Children must be able to write with ease, speed and legibility. If they have difficulty, this will limit fluency and inhibit the quality and quantity of their work. It is important that the child’s handwriting becomes a skill that requires little effort and thought so that creative and physical energy can be focused on the content of writing rather than upon the act. Cursive handwriting teaches pupils to join letters and words as a series of flowing movements and patterns. The style is quick and easy to learn, particularly when it is practised from an early stage. Pupils will learn to form individual letters appropriately and accurately first, and then during Year 1, begin to learn to join letters. This will usually be linked to phonic development. There is a clear link between spelling and handwriting.

 

Handwriting skills are taught regularly and systematically through the use of the PenPals handwriting scheme. PenPals schemes of work, relevant to each year group, and associated guidelines and resources are stored on the “Teachers Resources” area of the school’s server. These can be accessed in the classroom via the computers and the interactive whiteboard.

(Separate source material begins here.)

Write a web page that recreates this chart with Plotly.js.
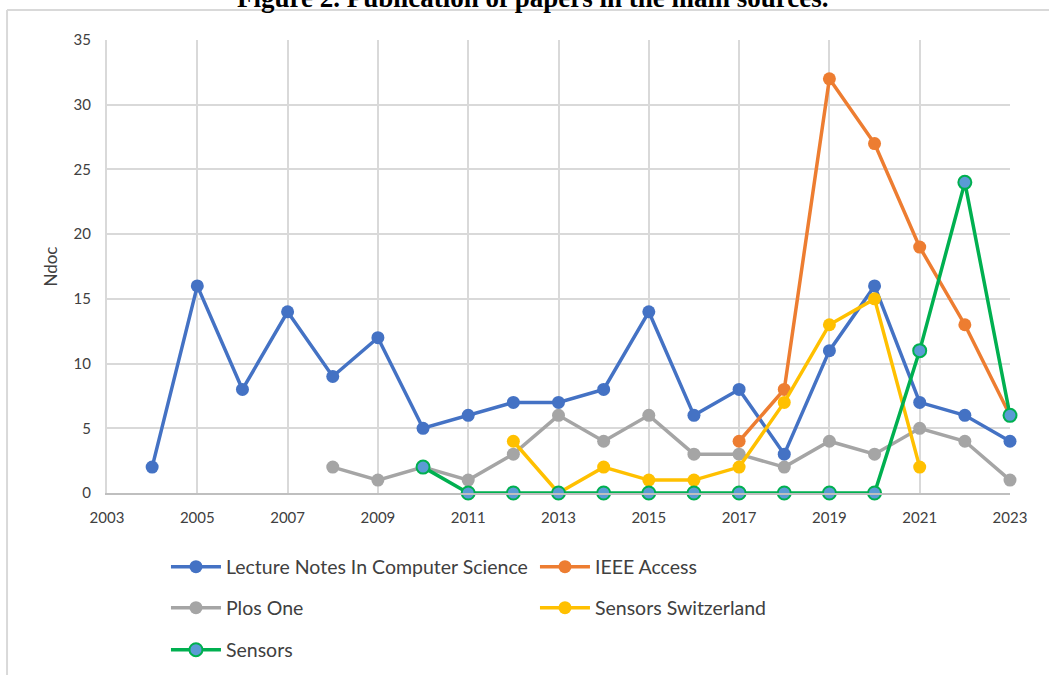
<!DOCTYPE html>
<html>
<head>
<meta charset="utf-8">
<script src="https://cdn.plot.ly/plotly-3.0.1.min.js"></script>
<style>
html,body{margin:0;padding:0;background:#fff;}
#chart{width:1049px;height:675px;}
</style>
</head>
<body>
<div id="chart"></div>
<script>
const lncsYears = [2004,2005,2006,2007,2008,2009,2010,2011,2012,2013,2014,2015,2016,2017,2018,2019,2020,2021,2022,2023];
const lncsVals  = [2,16,8,14,9,12,5,6,7,7,8,14,6,8,3,11,16,7,6,4];
const ieeeYears = [2017,2018,2019,2020,2021,2022,2023];
const ieeeVals  = [4,8,32,27,19,13,6];
const plosYears = [2008,2009,2010,2011,2012,2013,2014,2015,2016,2017,2018,2019,2020,2021,2022,2023];
const plosVals  = [2,1,2,1,3,6,4,6,3,3,2,4,3,5,4,1];
const sswYears  = [2012,2013,2014,2015,2016,2017,2018,2019,2020,2021];
const sswVals   = [4,0,2,1,1,2,7,13,15,2];
const sensYears = [2010,2011,2012,2013,2014,2015,2016,2017,2018,2019,2020,2021,2022,2023];
const sensVals  = [2,0,0,0,0,0,0,0,0,0,0,11,24,6];
const seriesNames = ["Lecture Notes In Computer Science","IEEE Access","Plos One","Sensors Switzerland","Sensors"];
const titleText = "Figure 2. Publication of papers in the main sources.";
const yTitle = "Ndoc";

function tr(x, y, name, color, legendId, mfill, mline) {
  return {
    x: x, y: y, name: name, type: 'scatter', mode: 'lines+markers',
    legend: legendId,
    line: {color: color, width: 3.5},
    marker: {size: 13, color: mfill || color, line: {color: mline || color, width: mline ? 2 : 0}},
    cliponaxis: false
  };
}

const data = [
  tr(lncsYears, lncsVals, seriesNames[0], '#4472C4', 'legend'),
  tr(ieeeYears, ieeeVals, seriesNames[1], '#ED7D31', 'legend'),
  tr(plosYears, plosVals, seriesNames[2], '#A5A5A5', 'legend2'),
  tr(sswYears, sswVals, seriesNames[3], '#FFC000', 'legend2'),
  tr(sensYears, sensVals, seriesNames[4], '#00B050', 'legend3', '#5B9BD5', '#00B050')
];

function leg(y) {
  return {
    orientation: 'h', x: 0.0653, xanchor: 'left', y: y, yanchor: 'middle',
    entrywidth: 304, entrywidthmode: 'pixels', itemwidth: 50,
    font: {size: 19.5, color: '#404040'},
    bgcolor: 'rgba(0,0,0,0)'
  };
}

const layout = {
  width: 1049, height: 675,
  margin: {l: 107, r: 39, t: 40, b: 182, autoexpand: false},
  paper_bgcolor: '#fff', plot_bgcolor: '#fff',
  font: {family: 'Lato, "Open Sans", sans-serif', color: '#404040'},
  showlegend: true,
  xaxis: {
    range: [2003, 2023], dtick: 2, tick0: 2003, showgrid: true, gridcolor: '#D9D9D9', gridwidth: 2,
    zeroline: false, showline: true, linecolor: '#BFBFBF', linewidth: 2,
    ticks: '', tickfont: {size: 15, color: '#404040'}, ticklabelstandoff: 10
  },
  yaxis: {
    range: [0, 35], dtick: 5, showgrid: true, gridcolor: '#D9D9D9', gridwidth: 2,
    zeroline: false, showline: true, linecolor: '#D9D9D9', linewidth: 2,
    ticks: '', tickfont: {size: 15, color: '#404040'}, ticklabelstandoff: 11,
    title: {text: yTitle, font: {size: 17, color: '#404040'}, standoff: 12}
  },
  legend: leg(-0.1634),
  legend2: leg(-0.2539),
  legend3: leg(-0.3466),
  annotations: [{
    text: '<b>' + titleText + '</b>', xref: 'paper', yref: 'paper',
    x: 0.4718, y: 1.0927, xanchor: 'center', yanchor: 'middle', showarrow: false,
    font: {family: '"Liberation Serif", "Times New Roman", serif', size: 27, color: '#000'}
  }],
  shapes: [
    {type: 'line', xref: 'paper', yref: 'paper', x0: -0.1107, x1: 1.05, y0: 1.0662, y1: 1.0662,
     line: {color: '#D9D9D9', width: 2}},
    {type: 'line', xref: 'paper', yref: 'paper', x0: -0.1107, x1: -0.1107, y0: 1.0662, y1: -0.45,
     line: {color: '#D9D9D9', width: 2}}
  ]
};

Plotly.newPlot('chart', data, layout, {displayModeBar: false, staticPlot: true});
</script>
</body>
</html>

The vision for Writing at Horizon Primary Academy

It is our vision that every child will learn to write by being given real and exciting materials and opportunities. We will share excellent writing to inspire children to emulate styles. We encourage children to read their work for enjoyment, to read it aloud to others and provide audiences for writing. We want children to have an understanding that writing has a real purpose and that word choice and style can bring about change.